キャラクターの台詞回しに違いがあるのが興味深い。アニメでは視聴者にわかりやすくするためか、小説では暗示的な表現だったセリフを直接的な言い回しに変えているケースが多い。例えば悪役の有名な台詞『月が綺麗だな』は、小説ではそれだけで不気味さを醸していたが、アニメでは『今夜でお前たちの人生も終わりだ』とより明確な脅しに変わっていた。どちらにも良さがあるが、媒体の特性を考えた変更だと言える。
原作小説の『ヴァーミリアン』は、登場人物の心理描写が非常に細やかで、特に主人公の内面の葛藤がページをめくるごとに深まっていくのが特徴だ。アニメではその繊細なニュアンスを全て再現するのは難しく、代わりにアクションシーンやビジュアル面で力を入れている印象がある。
例えば、小説では3章にわたって描かれる戦いの前夜の思索が、アニメではわずか5分のモノローグに凝縮されている。それでもアニメならではの表現として、色彩と音楽で感情を増幅させる手法は秀逸で、特にOPテーマの盛り上がりは原作愛好者も唸らせる完成度だ。
世界観の構築方法が両者で対照的だと思う。小説は地の文でじっくりと架空世界の歴史を積み上げていくのに対し、アニメは背景美術や小道具のディテールでそれを表現している。魔導書の装丁や街角の看板までこだわっており、ポーズ集めが趣味の友人などは毎週スクリーンショットを漁っているほど。
ただし、小説後半で重要な意味を持つ『古の誓約』についての言及が、アニメでは第2話のワンシーンで軽く触れられるだけだったのは少々残念。このあたりはファンなら原作もチェックした方が深く楽しめるポイントだろう。
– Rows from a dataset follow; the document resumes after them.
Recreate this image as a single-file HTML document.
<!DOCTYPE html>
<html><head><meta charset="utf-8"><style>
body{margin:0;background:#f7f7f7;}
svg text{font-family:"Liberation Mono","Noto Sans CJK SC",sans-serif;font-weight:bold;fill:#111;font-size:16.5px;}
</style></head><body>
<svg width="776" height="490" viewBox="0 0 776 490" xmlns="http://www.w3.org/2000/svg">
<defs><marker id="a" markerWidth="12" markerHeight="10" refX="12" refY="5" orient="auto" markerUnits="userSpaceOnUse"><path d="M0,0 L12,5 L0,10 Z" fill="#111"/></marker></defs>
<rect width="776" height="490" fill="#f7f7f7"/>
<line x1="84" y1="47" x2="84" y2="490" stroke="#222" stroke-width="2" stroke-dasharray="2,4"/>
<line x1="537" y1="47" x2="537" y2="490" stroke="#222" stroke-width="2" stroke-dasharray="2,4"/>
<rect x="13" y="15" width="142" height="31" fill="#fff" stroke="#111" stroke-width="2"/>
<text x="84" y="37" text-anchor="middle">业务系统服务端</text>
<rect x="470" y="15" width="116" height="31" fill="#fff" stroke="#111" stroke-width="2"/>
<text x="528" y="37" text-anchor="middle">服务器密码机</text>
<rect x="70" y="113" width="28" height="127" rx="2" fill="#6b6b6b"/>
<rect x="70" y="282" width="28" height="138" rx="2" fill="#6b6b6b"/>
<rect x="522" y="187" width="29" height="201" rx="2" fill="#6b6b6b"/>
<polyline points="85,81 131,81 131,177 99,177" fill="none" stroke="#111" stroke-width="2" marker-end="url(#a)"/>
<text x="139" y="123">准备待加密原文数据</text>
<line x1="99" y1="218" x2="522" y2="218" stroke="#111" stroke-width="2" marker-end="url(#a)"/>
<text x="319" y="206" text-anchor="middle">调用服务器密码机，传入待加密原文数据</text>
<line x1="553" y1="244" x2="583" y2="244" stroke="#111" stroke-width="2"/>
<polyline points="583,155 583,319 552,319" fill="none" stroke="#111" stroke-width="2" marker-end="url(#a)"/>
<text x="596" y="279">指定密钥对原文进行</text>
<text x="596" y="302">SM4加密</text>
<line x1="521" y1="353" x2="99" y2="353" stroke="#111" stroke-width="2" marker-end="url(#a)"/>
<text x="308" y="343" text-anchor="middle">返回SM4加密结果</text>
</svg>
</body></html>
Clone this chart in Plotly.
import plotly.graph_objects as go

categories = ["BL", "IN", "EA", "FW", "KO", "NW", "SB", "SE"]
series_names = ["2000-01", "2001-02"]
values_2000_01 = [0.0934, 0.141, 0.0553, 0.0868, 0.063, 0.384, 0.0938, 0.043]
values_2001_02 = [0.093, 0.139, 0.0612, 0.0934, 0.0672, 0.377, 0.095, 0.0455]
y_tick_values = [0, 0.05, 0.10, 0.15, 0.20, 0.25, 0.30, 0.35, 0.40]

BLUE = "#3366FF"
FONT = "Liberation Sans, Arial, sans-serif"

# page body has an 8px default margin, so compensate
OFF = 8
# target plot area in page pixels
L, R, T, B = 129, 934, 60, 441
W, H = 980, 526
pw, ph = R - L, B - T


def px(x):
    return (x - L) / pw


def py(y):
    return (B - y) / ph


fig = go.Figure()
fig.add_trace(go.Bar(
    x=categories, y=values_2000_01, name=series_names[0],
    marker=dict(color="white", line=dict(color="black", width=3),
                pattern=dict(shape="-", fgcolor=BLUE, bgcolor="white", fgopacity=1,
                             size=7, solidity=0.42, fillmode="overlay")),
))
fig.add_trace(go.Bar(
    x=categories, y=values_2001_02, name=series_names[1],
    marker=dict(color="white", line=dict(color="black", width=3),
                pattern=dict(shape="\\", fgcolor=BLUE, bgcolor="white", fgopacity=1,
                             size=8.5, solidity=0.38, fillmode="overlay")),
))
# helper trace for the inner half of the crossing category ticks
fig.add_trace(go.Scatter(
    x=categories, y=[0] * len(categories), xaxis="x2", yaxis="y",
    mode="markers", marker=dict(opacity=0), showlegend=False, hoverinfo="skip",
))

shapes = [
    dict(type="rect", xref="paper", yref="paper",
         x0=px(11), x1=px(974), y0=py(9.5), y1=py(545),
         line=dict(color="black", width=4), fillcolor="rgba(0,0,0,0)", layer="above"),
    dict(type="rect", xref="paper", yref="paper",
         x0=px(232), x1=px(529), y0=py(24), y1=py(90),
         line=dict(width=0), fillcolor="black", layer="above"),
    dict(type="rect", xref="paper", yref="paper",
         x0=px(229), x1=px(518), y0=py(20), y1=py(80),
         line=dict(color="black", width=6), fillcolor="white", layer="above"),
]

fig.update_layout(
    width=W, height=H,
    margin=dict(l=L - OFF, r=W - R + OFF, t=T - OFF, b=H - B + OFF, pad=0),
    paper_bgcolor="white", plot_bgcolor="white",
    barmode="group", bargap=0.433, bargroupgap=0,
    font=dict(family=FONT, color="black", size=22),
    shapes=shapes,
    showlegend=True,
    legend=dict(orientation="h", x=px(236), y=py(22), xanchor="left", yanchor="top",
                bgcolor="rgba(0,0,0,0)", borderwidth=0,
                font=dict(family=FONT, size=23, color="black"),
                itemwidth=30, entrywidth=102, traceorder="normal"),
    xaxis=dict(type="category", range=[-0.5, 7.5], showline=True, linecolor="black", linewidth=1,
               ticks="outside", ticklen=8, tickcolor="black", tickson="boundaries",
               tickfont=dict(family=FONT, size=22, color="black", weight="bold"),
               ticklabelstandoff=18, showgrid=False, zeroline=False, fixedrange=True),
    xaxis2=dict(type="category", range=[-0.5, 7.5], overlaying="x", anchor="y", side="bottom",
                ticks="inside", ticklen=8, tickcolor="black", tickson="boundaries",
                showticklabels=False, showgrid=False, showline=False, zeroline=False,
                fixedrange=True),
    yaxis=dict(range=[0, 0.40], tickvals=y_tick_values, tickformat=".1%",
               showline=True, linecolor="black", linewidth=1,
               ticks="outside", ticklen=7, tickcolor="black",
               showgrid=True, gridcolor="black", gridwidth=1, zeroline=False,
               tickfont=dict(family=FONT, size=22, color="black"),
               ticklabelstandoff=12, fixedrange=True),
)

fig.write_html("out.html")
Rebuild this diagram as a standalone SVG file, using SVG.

音楽の存在がアニメの大きな強みだ。特に戦闘シーンでは、小説では単に『轟音が響き渡った』と書かれる場面も、重低音と疾走感のあるBGMで全く新しい体験になる。逆に言えば、小説の静謐な場面をアニメで再現する難しさも感じる。主人公が星空を見上げながら哲学的な独白をするシーンなど、アニメではどうしても尺の都合でカットされがちだ。